エンターブレイン刊、桜井政博著『桜井政博のゲームについて思うこと2 Think about the Video Games』kindle版68%(位置No.152中 104)、「教えてくれるな」より
「自然にひとのしそうなことを(ゲームデザインに織り込んで)、(ゲーム本編プレイを)やりながら(プレイヤーにこのゲームの仕組みを)ちょっとずつ教えていって」2:35
『スーパーマリオブラザーズ』やら『星のカービィ』では、迫りくるキノコを避けることを物理的に禁止するブロック列やら浮遊する以外それ以上進められない高いカベなどを意図的に設定することで、ゲームのルールを説明文無しに自然とプレイヤーに学んでもらう工夫があれやこれやとなされているわけですけど、サッカーの観客暴動問題にも、そういうアーキテクチャー単位で誘導・解決するアプローチが実はとられていたらしいとは!
好悪の感情や倫理にうったえかけたり、刑罰を設定・厳罰化したりして心理的に(ソフト面で)抑止するのは限度があって、かといって、金銭的ハードルを設定するなどして「若くて暴れそうな」ひとへ入場制限をかけるという方法も……
『財力』で言うと、クラブの制裁。こちらはですね、サポーターに対して財政的な負担を掛けるとか、このタイプ(の対応を)はとってはいませんけれども、例えば海外のサッカークラブやプロスポーツにあるように、チケットの料金をグンと上げることで、いわゆる若くて暴れそうな中途半端にサポーターが入場できないよう、経済的に誘導するようなことが海外の事例では行われていますが、それが決していいわけではなくて、
『浦和レッズサポーターによる違反行為について(第十二報)』、Aチーム高橋義雄委員による報告
……それはそれでどうか? どこまで有効か? というところはあって。
そうなってくると「物理的に(ハード面で)ふせぐべきだ」というのはなるほどたしかにその通りですね。
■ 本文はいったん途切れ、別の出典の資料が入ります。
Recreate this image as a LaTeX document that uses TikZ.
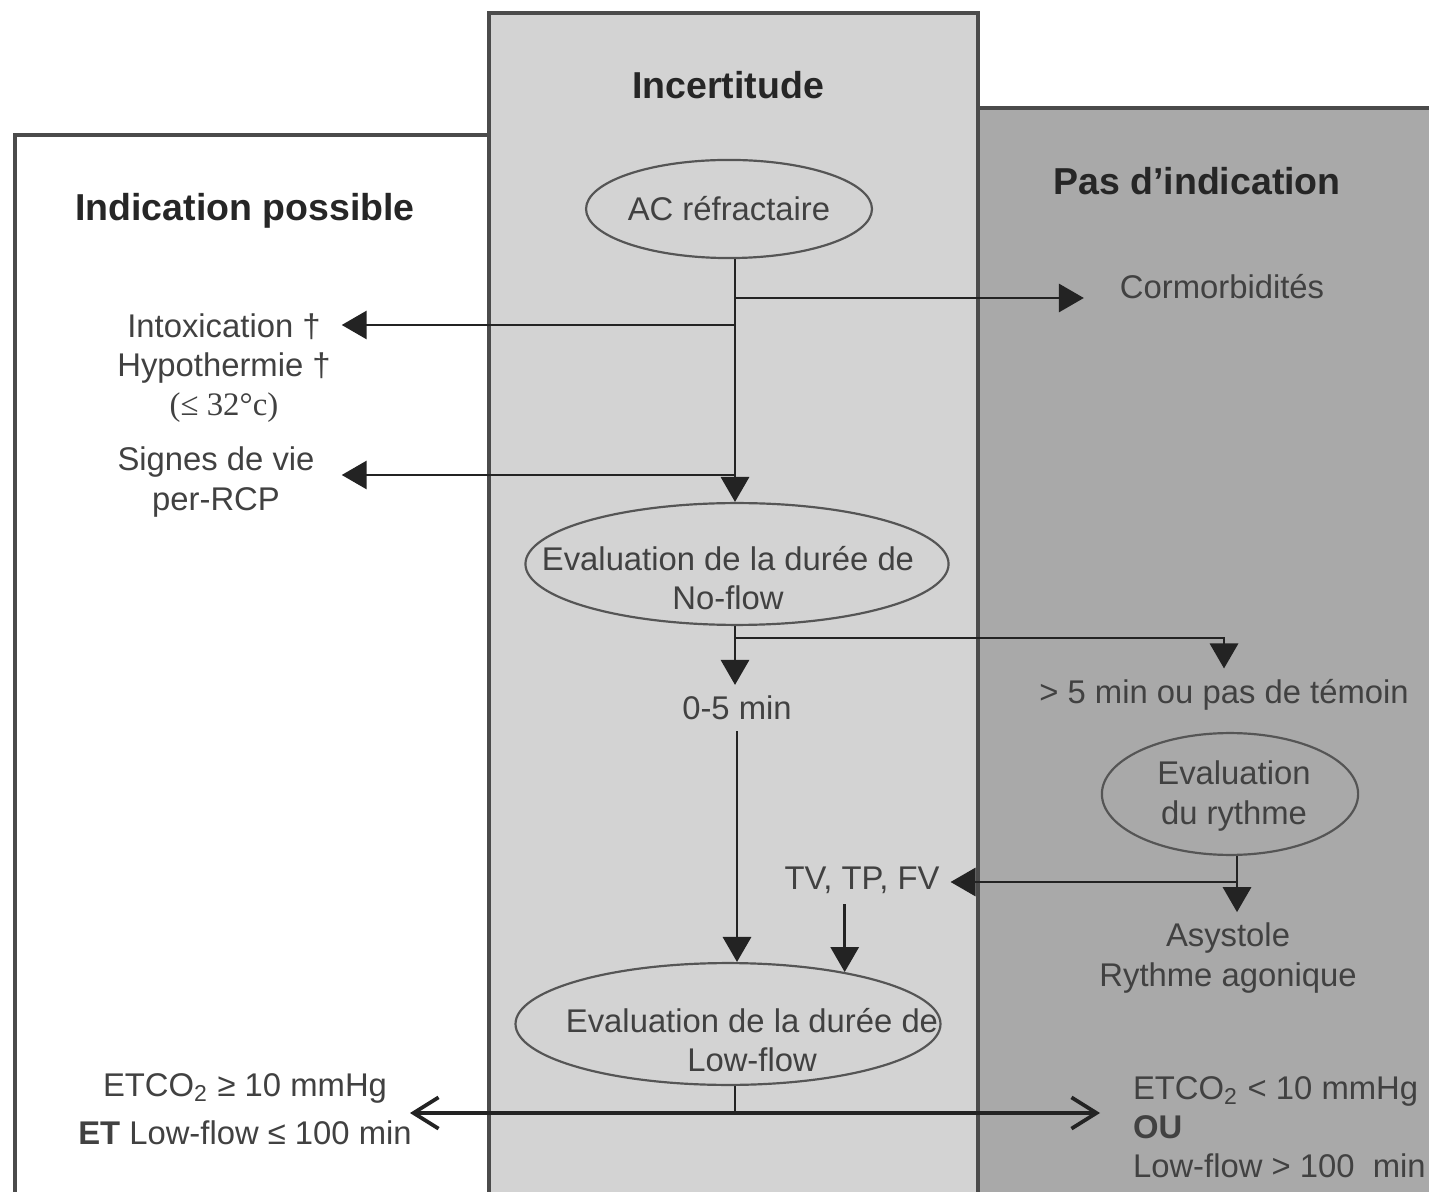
\documentclass[tikz,border=0pt]{standalone}
\usepackage{fontspec}
\setmainfont{Liberation Sans}
\newfontfamily\timesfont{Liberation Serif}
\usetikzlibrary{shapes.geometric,arrows.meta}
\definecolor{midgray}{RGB}{211,211,211}
\definecolor{rightgray}{RGB}{169,169,169}
\definecolor{panelline}{RGB}{75,75,75}
\definecolor{ovalline}{RGB}{85,85,85}
\definecolor{arrline}{RGB}{35,35,35}
\definecolor{txtgray}{RGB}{65,65,65}

\begin{document}
\begin{tikzpicture}[x=0.32pt,y=-0.32pt]
        \tikzstyle{every node}=[font=\fontsize{10.5}{12.5}\selectfont, text=txtgray, align=center]
        \tikzstyle{panel}=[draw=panelline, line width=1pt]
        \tikzstyle{paneltitle}=[font=\fontsize{12}{14}\selectfont\bfseries, text=black!85]
        \tikzstyle{oval}=[draw=ovalline, line width=0.7pt, ellipse, inner sep=0pt]
        \tikzstyle{arr}=[draw=arrline, line width=0.9pt, -{Triangle[length=8pt,width=9pt]}]
        \tikzstyle{openarr}=[draw=arrline, line width=1.2pt, -{Straight Barb[length=8pt,width=10pt]}]
        \clip (0,0) rectangle (1429,1192);
        \fill[white] (0,0) rectangle (1429,1192);
        % panels
        \filldraw[panel, fill=white] (15,1220) rectangle (489,135);
        \filldraw[panel, fill=rightgray] (978,1220) rectangle (1445,108);
        \filldraw[panel, fill=midgray] (489,1220) rectangle (978,13);
        \node[paneltitle] (tleft) at (245,211) {Indication possible};
        \node[paneltitle] (tmid) at (728,85) {Incertitude};
        \node[paneltitle] (tright) at (1197,181) {Pas d’indication};
        % ovals
        \node[oval, minimum width=91.5pt, minimum height=31.4pt] (ac) at (729,209) {};
        \node (acT) at (ac) {AC réfractaire};
        \node[oval, minimum width=135.4pt, minimum height=39pt] (noflow) at (737,564) {};
        \node (noflowT) at (728,578) {Evaluation de la durée de\\No-flow};
        \node[oval, minimum width=136pt, minimum height=39pt] (lowflow) at (728,1024) {};
        \node (lowflowT) at (752,1040) {Evaluation de la durée de\\Low-flow};
        \node[oval, minimum width=82pt, minimum height=39pt] (rythme) at (1230,794) {};
        \node (rythmeT) at (1234,796) {Evaluation\\du rythme};
        % texts
        \node (comorb) at (1222,287) {Cormorbidités};
        \node (intox) at (224,368) {Intoxication †\\Hypothermie †\\{\timesfont(≤ 32°c)}};
        \node (signes) at (216,482) {Signes de vie\\per-RCP};
        \node (zero) at (737,708) {0-5 min};
        \node (plus) at (1224,695) {> 5 min ou pas de témoin};
        \node (tv) at (862,880) {TV, TP, FV};
        \node (asys) at (1228,958) {Asystole\\Rythme agonique};
        \node (etleft) at (245,1109) {ETCO\textsubscript{2} ≥ 10 mmHg\\[3pt]\textbf{ET} Low-flow ≤ 100 min};
        \node[anchor=west, align=left] (etright) at (1122,1127) {ETCO\textsubscript{2} < 10 mmHg\\\textbf{OU}\\Low-flow > 100~~min};
        % junctions
        \coordinate (jcom) at (735,298);
        \coordinate (jint) at (735,325);
        \coordinate (jsig) at (735,475);
        \coordinate (jplus) at (735,638);
        \coordinate (jtv) at (1237,882);
        \coordinate (jbot) at (735,1113);
        \coordinate (leftend) at (410,1113);
        \coordinate (rightend) at (1100,1113);
        % connectors
        \draw[arr] (jcom |- ac.south) -- (jcom |- noflow.north);
        \draw[arr, shorten >=8pt] (jcom) -- (comorb.west |- jcom);
        \draw[arr] (jint) -- (intox.east |- jint);
        \draw[arr] (jsig) -- (intox.east |- jsig);
        \draw[arr] (jplus |- noflow.south) -- (jplus |- zero.north);
        \draw[arr] (jplus) -| (plus.north);
        \draw[arr] (zero.south) -- (zero.south |- lowflow.north);
        \draw[arr] (rythme.south -| jtv) -- (jtv |- asys.north);
        \draw[arr] (jtv) -- (tv.east |- jtv);
        \draw[arr] (tv.south -| lowflow.24) -- (lowflow.24);
        \draw[draw=arrline, line width=0.9pt] (jbot |- lowflow.south) -- (jbot);
        \draw[openarr] (jbot) -- (leftend);
        \draw[openarr] (jbot) -- (rightend);
\end{tikzpicture}
\end{document}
そういう方面の解決でいえば……
クラブがとった対応についても分析してみました。
例えば、具体的な対策について言うと、ルールの厳格化という点ではまさしく最初の飛び降り禁止に始まり、ペットボトルの対応、蓋を外しなさいというような細かい対応なども、いただいた文書から確認することができました。
『浦和レッズサポーターによる違反行為について(第十二報)』、Aチーム高橋義雄委員による報告(太字強調は引用者による)
……ペットボトルの蓋をはずすよう義務化するのも、たとえば「学生運動の最中はレンガ敷きの舗道がなくなった(レンガのままだと投石の武器に転用されるから)」というおはなしを思い起こさせるもので、ここも興味ぶかかった。へぇ~!
それはそれとして、金銭による参入障壁を設けようとか物理的障壁でどうにかする(べき)とかいうおはなしは、人間の知性・倫理観とか成長を信じておらず、人間は単なる動物だという身も蓋もない確信が覗けて(じっさい衝突が起こってるわけで妥当な判断かもしれませんが)、非常にゾクゾクしますね。